The Filter interface allows full text corpus documents to be retrieved according to a set of criteria specified by the user. The documents can be inspected one by one, or downloaded as .zipped .txt files.

The filter interface also allows for the creation of named subcorpora composed of filtered texts. After their creation, subcorpora show up in the corpus drop-down menu and can be queried like the full PAISÀ corpus.

Filter criteria

Filtered results are provided in three different manners:

Lists of text documents

The list of texts satisfying the filtering criteria can be paged through by clicking on arrow icons (see screenshot below); single texts can be opened in a separate tab by clicking on the file name or icon.

example list of texts

Named subcorpora

A named subcorpus containing all corpus texts that satisfy the filtering criteria can be stored by entering a name for the subcorpus in the appropriate field (see screenshot below) before clicking "submit". The name for the subcorpus has to start with a capital letter and can be composed of letters, numbers and underscore.

example named subcorpus

User-defined subcorpora show up in the corpus dropdown menu and can be used for subsequent querying.

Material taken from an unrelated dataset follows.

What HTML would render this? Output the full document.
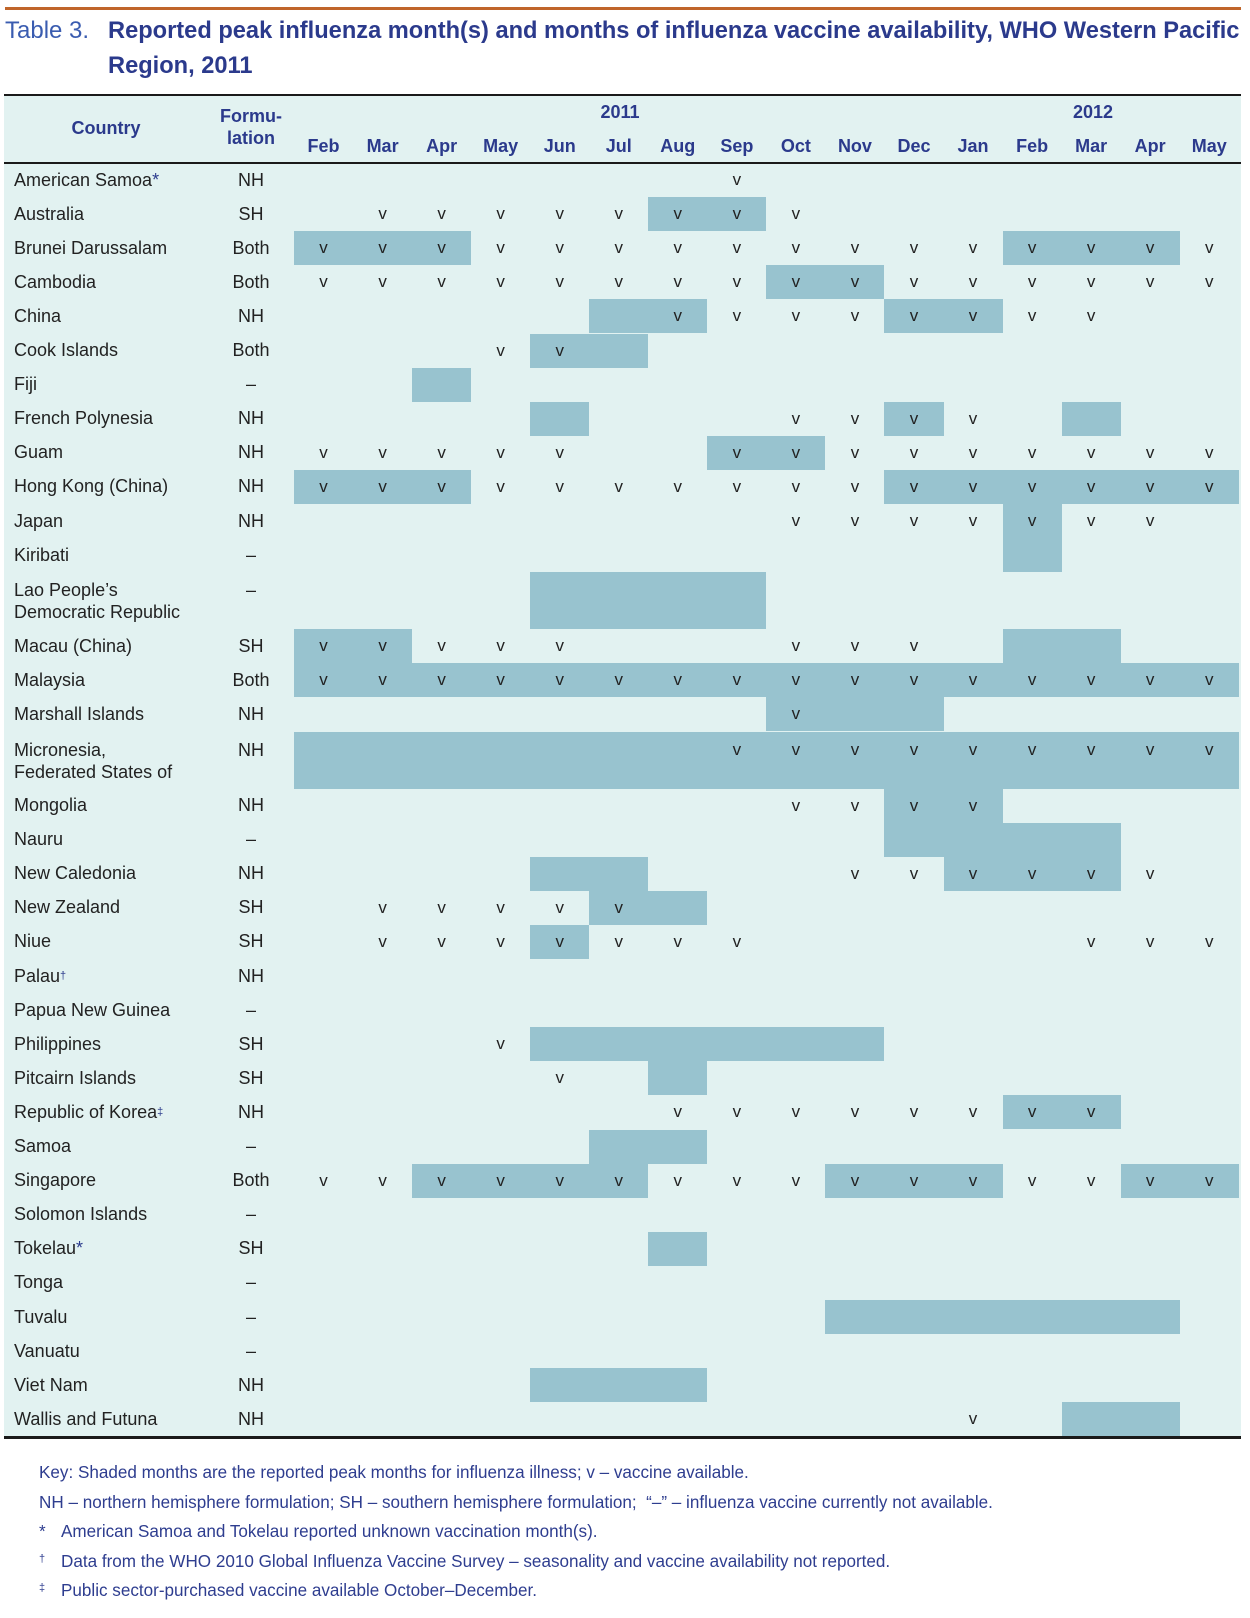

The subcorpus called "Last" always stores the results of the most recent query or filtering carried out by the user.

Word Cloud

A word cloud is built based on the word frequencies of 80 of the documents that satisfy the filtering criteria. Words are displayed in alphabetic order and are scaled according to their frequencies.

The screenshot below shows a Word Cloud for documents filtered by the keyword "ferie".

example word cloud

The word cloud is implemented based on Google Visualization API.